■ Task instructions ■
Take the listing from its first line through the line that contains "minimum height=61pt, minimum" and please retype those lines exactly, leaving out the pictures.

■ Source excerpt ■
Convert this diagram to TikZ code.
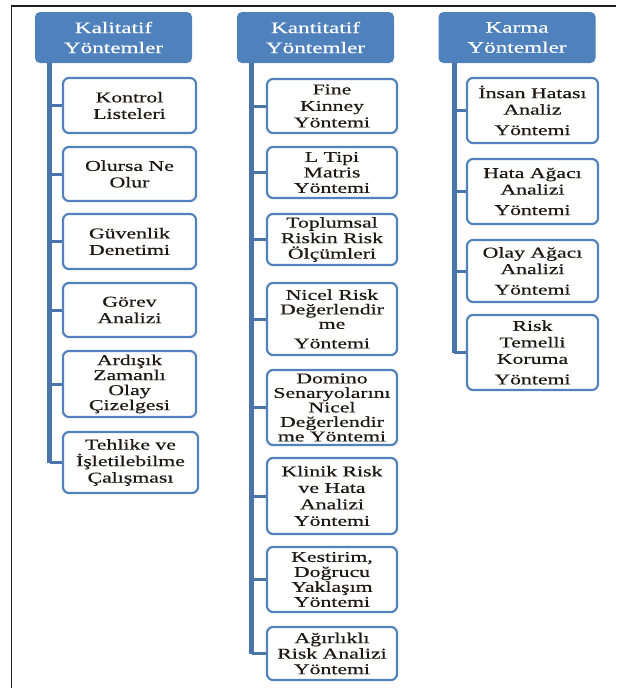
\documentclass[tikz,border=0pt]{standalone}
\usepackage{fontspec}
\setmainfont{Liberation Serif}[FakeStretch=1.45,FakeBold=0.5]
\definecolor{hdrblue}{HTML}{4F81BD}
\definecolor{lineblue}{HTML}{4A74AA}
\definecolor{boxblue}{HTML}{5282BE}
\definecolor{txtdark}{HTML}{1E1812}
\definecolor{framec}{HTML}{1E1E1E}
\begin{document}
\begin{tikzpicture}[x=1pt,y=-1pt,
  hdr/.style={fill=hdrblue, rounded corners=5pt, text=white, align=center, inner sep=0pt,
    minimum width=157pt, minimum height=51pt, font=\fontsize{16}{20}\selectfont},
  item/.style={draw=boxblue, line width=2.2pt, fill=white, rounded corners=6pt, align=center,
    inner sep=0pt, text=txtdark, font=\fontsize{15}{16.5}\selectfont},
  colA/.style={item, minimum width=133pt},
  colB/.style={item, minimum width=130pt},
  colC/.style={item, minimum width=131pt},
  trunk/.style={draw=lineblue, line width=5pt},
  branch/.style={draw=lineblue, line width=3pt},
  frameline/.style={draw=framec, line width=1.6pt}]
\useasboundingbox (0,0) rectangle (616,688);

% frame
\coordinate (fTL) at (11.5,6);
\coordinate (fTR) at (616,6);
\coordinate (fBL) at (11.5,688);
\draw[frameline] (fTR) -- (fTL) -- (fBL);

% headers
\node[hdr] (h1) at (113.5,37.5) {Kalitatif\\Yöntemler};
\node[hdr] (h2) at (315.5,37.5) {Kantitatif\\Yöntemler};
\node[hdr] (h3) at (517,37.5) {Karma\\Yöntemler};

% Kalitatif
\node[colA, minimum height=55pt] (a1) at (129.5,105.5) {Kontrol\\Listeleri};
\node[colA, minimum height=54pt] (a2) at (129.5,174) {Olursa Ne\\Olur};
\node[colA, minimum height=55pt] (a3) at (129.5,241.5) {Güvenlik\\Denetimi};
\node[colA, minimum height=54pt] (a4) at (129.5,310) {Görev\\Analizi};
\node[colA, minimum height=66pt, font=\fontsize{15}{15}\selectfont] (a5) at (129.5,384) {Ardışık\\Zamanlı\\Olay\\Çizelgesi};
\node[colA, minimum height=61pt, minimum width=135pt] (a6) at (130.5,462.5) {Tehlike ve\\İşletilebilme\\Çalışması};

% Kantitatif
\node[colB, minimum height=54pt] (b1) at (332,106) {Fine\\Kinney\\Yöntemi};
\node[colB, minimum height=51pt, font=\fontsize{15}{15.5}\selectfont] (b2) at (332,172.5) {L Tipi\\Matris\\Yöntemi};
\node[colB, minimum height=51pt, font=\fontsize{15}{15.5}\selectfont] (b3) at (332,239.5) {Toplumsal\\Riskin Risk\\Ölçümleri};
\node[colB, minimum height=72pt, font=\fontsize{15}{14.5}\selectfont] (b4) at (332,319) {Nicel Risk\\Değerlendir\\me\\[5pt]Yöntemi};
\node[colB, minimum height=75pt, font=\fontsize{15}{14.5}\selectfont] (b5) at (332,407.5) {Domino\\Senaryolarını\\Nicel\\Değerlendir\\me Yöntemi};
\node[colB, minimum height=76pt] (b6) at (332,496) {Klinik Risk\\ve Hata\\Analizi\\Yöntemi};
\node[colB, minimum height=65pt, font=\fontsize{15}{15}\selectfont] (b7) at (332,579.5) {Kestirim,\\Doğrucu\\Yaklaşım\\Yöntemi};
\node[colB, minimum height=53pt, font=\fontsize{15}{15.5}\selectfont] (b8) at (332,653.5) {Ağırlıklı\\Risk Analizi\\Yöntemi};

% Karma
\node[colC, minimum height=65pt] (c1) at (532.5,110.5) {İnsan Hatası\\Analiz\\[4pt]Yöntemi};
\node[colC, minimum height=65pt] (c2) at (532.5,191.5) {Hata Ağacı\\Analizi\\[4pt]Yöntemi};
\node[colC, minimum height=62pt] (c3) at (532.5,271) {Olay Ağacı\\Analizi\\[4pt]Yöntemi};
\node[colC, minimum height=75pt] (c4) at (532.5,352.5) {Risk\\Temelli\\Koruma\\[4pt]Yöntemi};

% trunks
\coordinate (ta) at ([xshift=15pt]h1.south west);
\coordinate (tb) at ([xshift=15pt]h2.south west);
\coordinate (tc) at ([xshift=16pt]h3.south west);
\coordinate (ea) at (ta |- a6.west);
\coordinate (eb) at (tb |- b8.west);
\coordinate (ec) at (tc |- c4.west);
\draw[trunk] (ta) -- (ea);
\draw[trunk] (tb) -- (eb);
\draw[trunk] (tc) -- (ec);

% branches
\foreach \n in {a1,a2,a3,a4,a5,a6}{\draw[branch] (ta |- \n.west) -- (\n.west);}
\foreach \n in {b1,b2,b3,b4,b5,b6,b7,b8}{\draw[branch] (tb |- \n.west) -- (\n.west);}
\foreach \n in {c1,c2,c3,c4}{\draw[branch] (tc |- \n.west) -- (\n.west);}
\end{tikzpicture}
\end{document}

■ Worked answer ■
Convert this diagram to TikZ code.
\documentclass[tikz,border=0pt]{standalone}
\usepackage{fontspec}
\setmainfont{Liberation Serif}[FakeStretch=1.45,FakeBold=0.5]
\definecolor{hdrblue}{HTML}{4F81BD}
\definecolor{lineblue}{HTML}{4A74AA}
\definecolor{boxblue}{HTML}{5282BE}
\definecolor{txtdark}{HTML}{1E1812}
\definecolor{framec}{HTML}{1E1E1E}
\begin{document}
\begin{tikzpicture}[x=1pt,y=-1pt,
  hdr/.style={fill=hdrblue, rounded corners=5pt, text=white, align=center, inner sep=0pt,
    minimum width=157pt, minimum height=51pt, font=\fontsize{16}{20}\selectfont},
  item/.style={draw=boxblue, line width=2.2pt, fill=white, rounded corners=6pt, align=center,
    inner sep=0pt, text=txtdark, font=\fontsize{15}{16.5}\selectfont},
  colA/.style={item, minimum width=133pt},
  colB/.style={item, minimum width=130pt},
  colC/.style={item, minimum width=131pt},
  trunk/.style={draw=lineblue, line width=5pt},
  branch/.style={draw=lineblue, line width=3pt},
  frameline/.style={draw=framec, line width=1.6pt}]
\useasboundingbox (0,0) rectangle (616,688);

% frame
\coordinate (fTL) at (11.5,6);
\coordinate (fTR) at (616,6);
\coordinate (fBL) at (11.5,688);
\draw[frameline] (fTR) -- (fTL) -- (fBL);

% headers
\node[hdr] (h1) at (113.5,37.5) {Kalitatif\\Yöntemler};
\node[hdr] (h2) at (315.5,37.5) {Kantitatif\\Yöntemler};
\node[hdr] (h3) at (517,37.5) {Karma\\Yöntemler};

% Kalitatif
\node[colA, minimum height=55pt] (a1) at (129.5,105.5) {Kontrol\\Listeleri};
\node[colA, minimum height=54pt] (a2) at (129.5,174) {Olursa Ne\\Olur};
\node[colA, minimum height=55pt] (a3) at (129.5,241.5) {Güvenlik\\Denetimi};
\node[colA, minimum height=54pt] (a4) at (129.5,310) {Görev\\Analizi};
\node[colA, minimum height=66pt, font=\fontsize{15}{15}\selectfont] (a5) at (129.5,384) {Ardışık\\Zamanlı\\Olay\\Çizelgesi};
\node[colA, minimum height=61pt, minimum width=135pt] (a6) at (130.5,462.5) {Tehlike ve\\İşletilebilme\\Çalışması};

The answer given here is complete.